Jamaican brokerage houses also collaborate to make markets when large blocks of shares are available for sale by institutional investors.
Gooden cited the offer for sale of 13 per cent of Seprod’s shares in 2018 and 15 per cent of the shares in Jamaican cigarette distributor Carreras. He said NCB Capital Markets acquired some of the shares in those offering for its own book.
“In many instances when there is excess supply of any stock in the market, we do take a position,” said Gooden.
The financial executive said more important than the balance sheet of an individual brokerage firm is that there should be multiple participants in the ecosystem, playing the role of market makers.
“That is because market making requires the active buying and selling of securities, so the more market makers in the ecosystem, the more dynamic it becomes.”
He said most of the 15 brokerage houses in Jamaica participate in market making.

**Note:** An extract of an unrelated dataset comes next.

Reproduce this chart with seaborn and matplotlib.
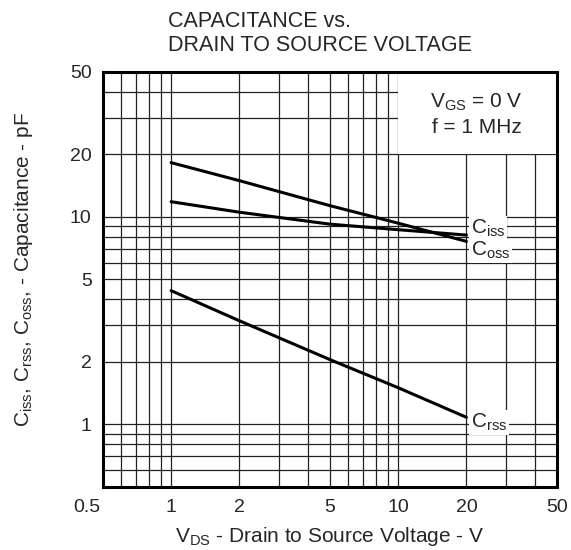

IMPROVING MARKET STRUCTURE: Eva Mitchell, CEO of the Trinidad and Tobago Stock Exchange.
On the issue of the securities dealer’s balance sheets and their ability to engage in market making, Gooden said: “At the end of the day the securities dealer or brokerage firm needs to ascertain its risk appetite and in ascertaining its risk appetite, needs to determine how much money they want to allocate to market making,” said Gooden.
Asked if NCB Merchant Bank (T&T) has the balance sheet to be a market maker on the TTSE, Gooden, who is the CEO of Kingston-based NCB Capital Markets, said: “It has the balance sheet and it can also rely on the balance sheet of the wider NCB group. So, we are not limited to the balance sheet here in T&T.”
NCB Merchant Bank became the seventh brokerage firm registered with the TTSE at an official ceremony on June 8, 2021. Gooden said the securities firm has spent the time since it became a member of the TTSE building out its internal capabilities infrastructure.
“I would say 2023 is when you are going to see NCB Merchant Bank’s presence in the T&T marketplace.”
The TTSE now has eight member firms following the official registration and signing ceremony to welcome Sheppard Stockbroking, a wholly owned subsidiary of Sheppard Securities, on July 22, 2022.
‘Investors want comfort’
CEO of the TTSE, Eva Mitchell spoke about market making in a September 20, 2022 interview with Kalilah Reynolds, host of the Jamaican webcast business programme, “Taking Stock”.
“When we talk about liquidity, investors want to have comfort that when they buy a stock, or take a position in a stock, they are able to sell it off.
“That is any sort of concern that any investor would want. You would not want to hold on to a stock and not be able to sell it when you so desire.
“To do that, the Exchange is looking at ways that we could now improve our market structure and add market players or market makers within our market structure who would step in and provide the level of liquidity for certain securities.
“So, for example, one particular security is listed on our Exchange and an investor wants to get out of the security or buy the security, there is a structure that exists on a regional and international level where the Exchange works with a dedicated person along with that listed company.
There is some some sort of structure or organised way where the investor is able to move in and out of positions easily without having to worry about how liquid this particular security is.